Link is the reference to the next node in the collection. This structure allows for efficient insertion and deletion of elements. There are several variations of them like singly linked lists, doubly linked lists. Linked list implement undo functionality in software applications where each action is stored as a node.

**Stack** is linear collection of elements with last-in, first-out (LIFO) access - the last element added is the first one to be removed. It can be implemented using arrays or linked lists. The insert (push) and delete (pop) operations take constant time O(1). It is used in situations where the most recently added element needs to be accessed first, such as in backtracking, undo mechanisms.

**Queue** is another linear collection of elements with first-in, first-out (FIFO) access - the first element added is the first one to be removed. Enqueue (adding) and dequeue (removing) operations have O(1) time complexity. Queues are suitable for applications which manage tasks and processes in a fair order like task scheduling softwares. In graph traversal algorithms like Breadth First Search, queues are used to explore nodes level by level.

**Tree** is non-linear hierarchical data structure consisting of nodes. It is representing relationships with a parent-child structure. The tree has root - the topmost node of a tree, which has no parent. Node - each element in the tree, consisting of a value and references to child nodes.

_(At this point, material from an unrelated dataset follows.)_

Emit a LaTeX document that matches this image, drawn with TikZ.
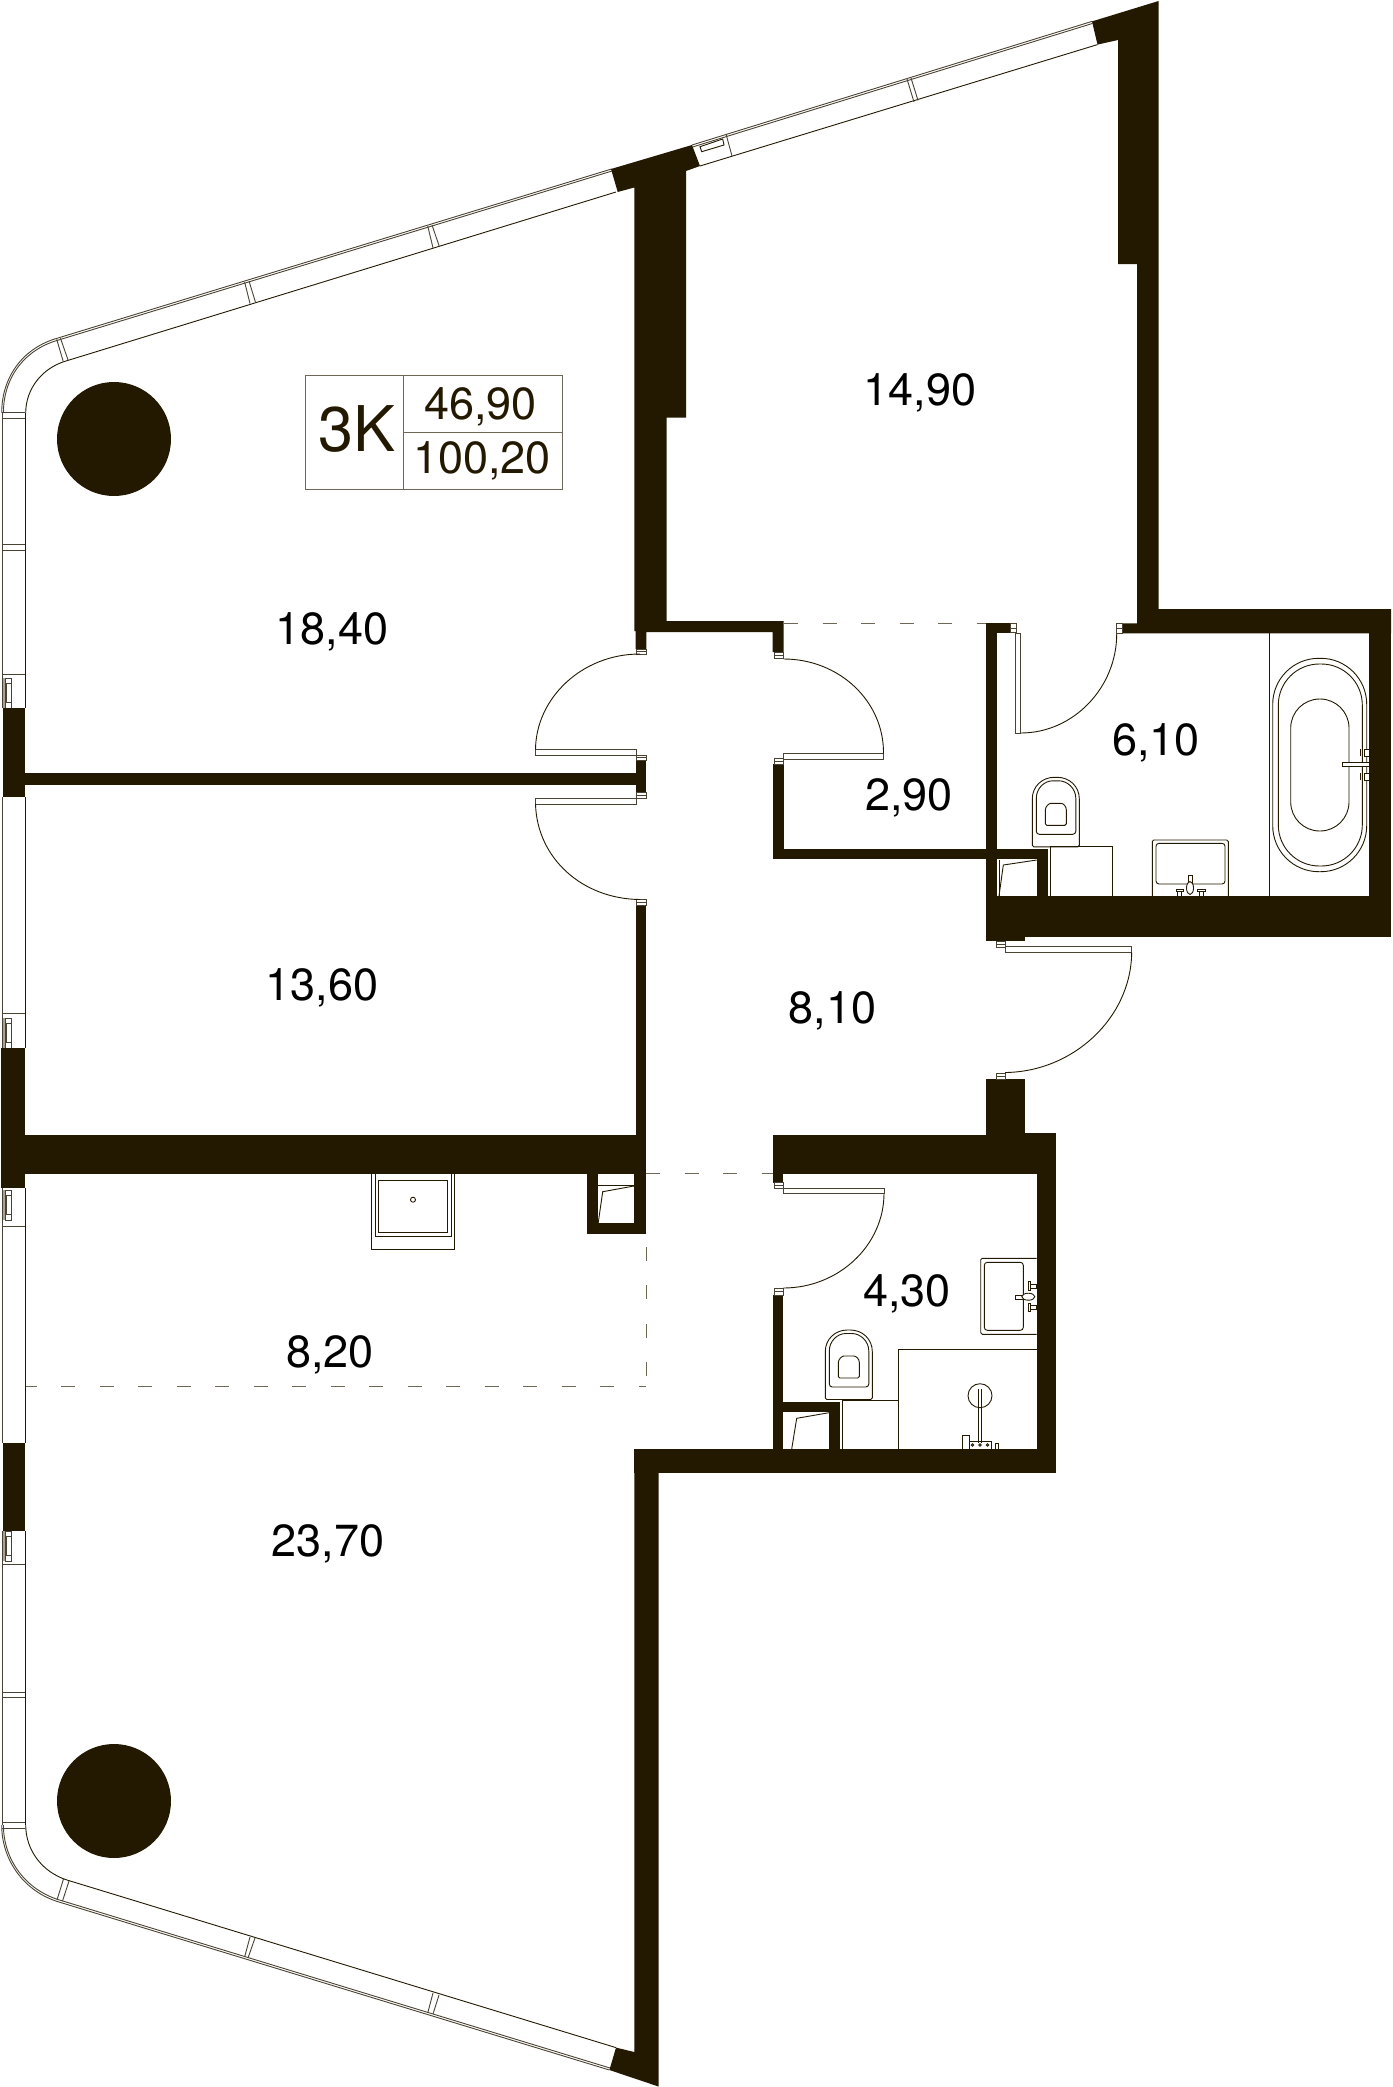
\documentclass[tikz,border=0pt]{standalone}
\usepackage{fontspec}
\setmainfont{TeX Gyre Heros}
\definecolor{wallc}{HTML}{221900}
\definecolor{boxc}{HTML}{6E6757}
\definecolor{facec}{HTML}{4A4333}
\definecolor{greyc}{HTML}{A8A294}
\tikzset{
  wall/.style={fill=wallc,draw=none},
  ln/.style={draw=wallc,line width=0.9pt,fill=none},
  lnw/.style={draw=wallc,line width=0.9pt,fill=white},
  lnf/.style={draw=facec,line width=0.8pt,fill=white},
  face/.style={draw=facec,line width=0.9pt},
  zone/.style={draw=boxc,line width=0.9pt,dash pattern=on 14pt off 24.5pt},
  room/.style={anchor=base,inner sep=0pt,text=black,font=\fontsize{45}{50}\selectfont},
  info/.style={anchor=base,inner sep=0pt,text=wallc,font=\fontsize{45}{50}\selectfont},
  infobig/.style={anchor=base,inner sep=0pt,text=wallc,font=\fontsize{63}{70}\selectfont},
  infoline/.style={draw=boxc,line width=0.9pt}
}
\newcommand{\frm}[4]{\draw[lnf] (#1,#2) rectangle (#3,#4);}
\newcommand{\frmh}[4]{\draw[lnf] (#1,#2) rectangle (#3,#4); \draw[face] (#1,{(#2+#4)/2}) -- (#3,{(#2+#4)/2});}
\newcommand{\hdl}[1]{%
  \fill[greyc] (3,#1) rectangle (5.5,#1+30);
  \draw[lnf] (5,#1) rectangle (11.7,#1+30);
  \draw[face] (6.5,#1+5) rectangle (11.7,#1+24);}
\newcommand{\wc}[2]{%
  \begin{scope}[shift={(#1,#2)}]
    \draw[ln,rounded corners=1.5pt] (0,69.5) -- (0,23) .. controls (0,9) and (10,0) .. (23.5,0) .. controls (37,0) and (47,9) .. (47,23) -- (47,69.5) -- cycle;
    \draw[ln,rounded corners=3pt] (4,57) -- (4,24) .. controls (4,11) and (12,3.5) .. (23.5,3.5) .. controls (35,3.5) and (43.5,11) .. (43.5,24) -- (43.5,57) -- cycle;
    \draw[ln,rounded corners=1.5pt] (13,48) -- (13,34) .. controls (13,29) and (17,26) .. (20,26) -- (27,26) .. controls (31,26) and (34,29) .. (34,34) -- (34,48) -- cycle;
  \end{scope}}
\begin{document}
\begin{tikzpicture}[x=1pt,y=-1pt]
\useasboundingbox (0,0) rectangle (1392,2087);
\fill[white] (0,0) rectangle (1392,2087);

% --- facade: windows
\draw[face] (1.7,1825) .. controls (1.7,1861) and (25,1892) .. (59,1902) -- (609.4,2070);
\draw[face] (3.4,1825) .. controls (3.4,1860) and (26,1890) .. (59.6,1900) -- (610,2068);
\draw[ln] (25.7,1825) .. controls (25.7,1850) and (42,1872) .. (67,1880) -- (616,2047.6);
\draw[face] (1.7,413) .. controls (1.7,375) and (25,347) .. (58,338) -- (611.6,169);
\draw[face] (3.4,413) .. controls (3.4,376) and (26,349) .. (58.6,340) -- (612,171);
\draw[ln] (25.7,413) .. controls (25.7,389) and (42,368) .. (66,361) -- (616,192);
\draw[face] (692,145) -- (1092,21.4);
\draw[face] (692.6,147) -- (1092.6,23.4);
\draw[ln] (700,166) -- (1097.5,44.6);
\foreach \a/\b in {413/708,797/1047.6,1188/1443,1531/1825}{
  \draw[face] (2.4,\a) -- (2.4,\b);
  \draw[ln] (25.3,\a) -- (25.3,\b);
}
% mullions
\foreach \y/\z in {412/418,544/550,1692/1697,1822/1828}{
  \draw[face] (2.4,\y) -- (25.3,\y);
  \draw[face] (2.4,\z) -- (25.3,\z);
}
\draw[face] (2.4,674.4) -- (25.3,674.4);
\draw[face] (2.4,1013) -- (25.3,1013);
\draw[face] (2.4,1226) -- (25.3,1226);
\draw[face] (2.4,1564.6) -- (25.3,1564.6);
\hdl{678} \hdl{1018} \hdl{1190} \hdl{1531}
\draw[face] (56.7,339.3) -- (63.3,361.7);
\draw[face] (60.5,338.3) -- (68.3,360.7);
\draw[face] (244.6,282) -- (250,303.6);
\draw[face] (249,281) -- (255.4,302);
\draw[face] (427.7,226) -- (433,247.8);
\draw[face] (432,225) -- (439.3,246.4);
\draw[face] (907,79) -- (914,102);
\draw[face] (911,78) -- (918,100.4);
\draw[face] (726,134) -- (732,156);
\draw[lnw] (700,146.7) -- (722.7,139) -- (724,145) -- (701.7,151.7) -- cycle;
\draw[face] (57,1900) -- (63.5,1879);
\draw[face] (62.5,1901) -- (69,1881);
\draw[face] (244.6,1957) -- (250,1937);
\draw[face] (248,1958) -- (255,1938);
\draw[face] (427.7,2013) -- (433,1993);
\draw[face] (433,2014) -- (439,1995);

% --- walls
\path[wall] (611,169) -- (692,145) -- (700,166) -- (686,171) -- (686,417.5) -- (666.7,417.5) -- (666.7,621) -- (783.7,621) -- (783.7,652) -- (772.7,652) -- (772.7,632) -- (646.3,632) -- (646.3,649) -- (635.7,649) -- (635.7,631) -- (634.3,631) -- (634.3,187.5) -- (617.7,192) -- cycle;
\path[wall] (1092,21.4) -- (1158.6,1) -- (1158.6,609) -- (1391,609) -- (1391,633.3) -- (1122.7,633.3) -- (1122.7,623.3) -- (1137,623.3) -- (1137,264) -- (1118,264) -- (1118,40) -- (1097.5,44.6) -- cycle;
\path[wall] (1369,633) rectangle (1391,936.7);
\path[wall] (986,896) rectangle (1391,936.7);
\path[wall] (986,936) rectangle (1025,941);
\path[wall] (986,623.3) rectangle (996.7,896);
\path[wall] (986,623.3) rectangle (1010,632.7);
\path[wall] (772.7,848.7) rectangle (1047.7,859.3);
\path[wall] (1036.7,859) rectangle (1047.7,896);
\path[wall] (772.7,764) rectangle (783.7,859.3);
\path[wall] (986,1079) rectangle (1024.7,1135);
\path[wall] (772.7,1135) rectangle (1055.7,1173.7);
\path[wall] (1036.7,1133) rectangle (1055.7,1472.7);
\path[wall] (1024.7,1133) rectangle (1055.7,1136);
\path[wall] (634.3,1449) rectangle (1055.7,1472.7);
\path[wall] (772.7,1295) rectangle (783.3,1449);
\path[wall] (772.7,1173) rectangle (783.3,1182.7);
\path[wall] (783,1401.7) rectangle (840,1411.7);
\path[wall] (829.3,1401.7) rectangle (840,1449);
\path[wall] (634.3,1449) -- (658.5,1449) -- (658.5,2086.5) -- (609.4,2070) -- (616,2047.6) -- (634.3,2052) -- cycle;
\path[wall] (25,1135) rectangle (646.3,1174);
\path[wall] (587,1174) rectangle (598,1234);
\path[wall] (634.4,1174) rectangle (646.3,1234);
\path[wall] (587,1223) rectangle (646.3,1234);
\path[wall] (635.7,905) rectangle (646.3,1135);
\path[wall] (25,773.3) rectangle (636,784.7);
\path[wall] (635.7,760.7) rectangle (646.3,792.7);
\path[wall] (2.5,708) rectangle (25.3,797);
\path[wall] (1.3,1047.6) rectangle (25.3,1188);
\path[wall] (2.5,1443) rectangle (25.3,1531);

\fill[wallc] (114,439) circle (57);
\fill[wallc] (114,1801) circle (57);

% --- zone dashes
\draw[zone] (784,623) -- (986,623);
\draw[zone] (646,1173.3) -- (772.7,1173.3);
\draw[zone,dash phase=3] (25.5,1386.7) -- (646,1386.7);
\draw[zone,dash pattern=on 14pt off 24.3pt] (646,1247) -- (646,1387);

% --- doors
\frmh{636}{649}{646}{654}
\frmh{636}{755}{646}{760.7}
\frmh{636}{792.7}{646}{798}
\frmh{636}{899.5}{646}{905}
\frmh{774}{652}{783.7}{658}
\frmh{774}{758.5}{783.7}{764}
\frm{535.5}{749.5}{636}{755.5}
\frm{535.5}{798}{636}{804}
\frm{783.7}{753.5}{883.5}{759}
\draw[ln] (640,654) .. controls (582,654) and (536,698) .. (535.5,749.5);
\draw[ln] (535.5,804) .. controls (537,858) and (582,899) .. (640,899.5);
\draw[ln] (783.7,659) .. controls (839,659) and (884,701) .. (883.5,753.5);
% bath door
\frmh{1010}{623.3}{1016}{632.7}
\frmh{1116.7}{623.3}{1122.7}{633.3}
\frm{1015.5}{633}{1020.7}{733}
\draw[ln] (1116.7,634) .. controls (1116.7,687) and (1074,733) .. (1020.7,733);
% entry door
\frmh{996.7}{941}{1005}{947}
\frmh{996.7}{1073}{1005.7}{1079}
\frm{1005}{946.7}{1131.7}{952.3}
\draw[ln] (1131.7,952.3) .. controls (1131,1019) and (1072,1072) .. (1005,1072.5);
% wc door
\frmh{774}{1182.7}{783.3}{1188}
\frmh{774}{1288}{783.3}{1295}
\frm{783.3}{1188.3}{884}{1193.3}
\draw[ln] (884,1193.3) .. controls (884,1245) and (839,1288) .. (783.3,1288);

% --- info box
\draw[infoline] (305,375.4) rectangle (562.5,489.3);
\draw[infoline] (403.6,375.4) -- (403.6,489.3);
\draw[infoline] (403.6,432) -- (562.5,432);
\node[infobig] (type) at (357,451) {3K};
\node[info] (living) at (480.5,419.5) {46,90};
\node[info] (total) at (482,473.5) {100,20};

% --- rooms
\node[room] (r1) at (332,644.5) {18,40};
\node[room] (r2) at (920,405.5) {14,90};
\node[room] (r3) at (909,810.5) {2,90};
\node[room] (r4) at (1155.8,755.5) {6,10};
\node[room] (r5) at (322,1000.5) {13,60};
\node[room] (r6) at (832.7,1023.5) {8,10};
\node[room] (r7) at (330,1367.5) {8,20};
\node[room] (r8) at (907,1306.5) {4,30};
\node[room] (r9) at (328,1556.5) {23,70};

% --- bathroom fixtures (upper)
\draw[ln] (1269.3,633) -- (1269.3,896);
\draw[ln,rounded corners=46pt] (1272.7,658.3) rectangle (1366.7,871.7);
\draw[ln,rounded corners=41pt] (1278.3,664) rectangle (1362.3,866);
\draw[ln,rounded corners=29pt] (1290.7,699) rectangle (1349,831);
\draw[lnw] (1342,762.5) rectangle (1369,766.5);
\draw[lnw] (1364,749) rectangle (1369,756);
\draw[lnw] (1364,773) rectangle (1369,780);
\draw[ln] (1360.7,749) -- (1360.7,756);
\draw[ln] (1360.7,773) -- (1360.7,780);
\wc{1032.3}{777.3}
\draw[ln] (1050,846.7) -- (1112.7,846.7) -- (1112.7,896);
\draw[ln] (1050,846.7) -- (1050,896);
\draw[ln] (999,896) -- (1003.3,865) -- (1036.7,860);
\draw[ln] (999,896) -- (999,860);
\draw[ln,rounded corners=1.5pt] (1152.3,896) -- (1152.3,840) -- (1228.3,840) -- (1228.3,896);
\draw[ln,rounded corners=3pt] (1156,843.3) rectangle (1225,884);
\draw[lnw] (1188,875) -- (1192,875) -- (1192,882) -- (1188,882) -- cycle;
\draw[lnw] (1190,888) ellipse (3.5 and 6.5);
\draw[lnw] (1176,889) -- (1183,889) -- (1183,891) -- (1176,891) -- cycle;
\draw[lnw] (1177.5,891) rectangle (1181.5,896);
\draw[lnw] (1197,889) -- (1205,889) -- (1205,891) -- (1197,891) -- cycle;
\draw[lnw] (1199,891) rectangle (1203,896);

% --- bathroom fixtures (lower)
\wc{825.3}{1330}
\draw[ln] (842.3,1400) -- (898.3,1400);
\draw[ln] (842.3,1400) -- (842.3,1449);
\draw[ln] (898.3,1449) -- (898.3,1349.3) -- (1036.7,1349.3);
\draw[ln] (791.7,1449) -- (796.7,1418.3) -- (829,1412.7);
\draw[ln,rounded corners=1.5pt] (1036.7,1258.3) -- (980.7,1258.3) -- (980.7,1334.3) -- (1036.7,1334.3);
\draw[ln,rounded corners=3pt] (984.3,1262.3) rectangle (1023.3,1330.3);
\draw[lnw] (1015,1295) rectangle (1023,1299);
\draw[lnw] (1028.3,1296.7) ellipse (6.5 and 3.5);
\draw[lnw] (1028.5,1281.5) rectangle (1030.5,1290);
\draw[lnw] (1030.5,1284) rectangle (1036.7,1288);
\draw[lnw] (1028.5,1303) rectangle (1030.5,1311.7);
\draw[lnw] (1030.5,1305.5) rectangle (1036.7,1309.5);
\draw[ln] (980,1395.7) circle (12);
\draw[ln] (978.5,1389) -- (978.5,1443);
\draw[ln] (981.5,1389) -- (981.5,1443);
\draw[ln] (962.3,1449) -- (962.3,1435) -- (969.3,1435) -- (969.3,1449);
\draw[ln] (969.3,1441.7) -- (991.7,1441.7) -- (991.7,1449);
\draw[ln] (972.5,1445) circle (1.3);
\draw[ln] (980,1445) circle (1.3);
\draw[ln] (987.5,1445) circle (1.3);
\draw[ln] (995,1449) -- (995,1443.5) -- (998.3,1443.5) -- (998.3,1449);

% --- shaft and washer (living)
\draw[ln] (598.2,1223) -- (602.7,1191.7) -- (634,1186);
\draw[ln] (598.2,1185.7) -- (634,1185.7);
\draw[ln] (371.9,1174) -- (371.9,1249.3) -- (454.5,1249.3) -- (454.5,1174);
\draw[ln] (375,1174) -- (375,1236) -- (451,1236) -- (451,1174);
\draw[ln] (378.6,1180.7) rectangle (447.3,1232.3);
\draw[ln] (413,1199.7) circle (2.5);
\end{tikzpicture}
\end{document}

Edge - the link between a parent node and a child node. Leaf - a node with no childrens. The tree support different operations like insertion, deletion, searching.  It is commonly used to implement efficient search algorithms, to represent hierarchical relationships, such as file systems.

**Graph** is a widely-used data structure in computer science. It is a non-linear data structure which consist nodes (vertices) and edges, that connect pairs of nodes. Basic operations on graphs are adding nodes and edge and traversal. Traversal is the process of visiting all nodes in the graph. The two main methods are: Depth-First Search (DFS) and Breadth-First Search (BFS). Graphs find use in social networks, communication networks.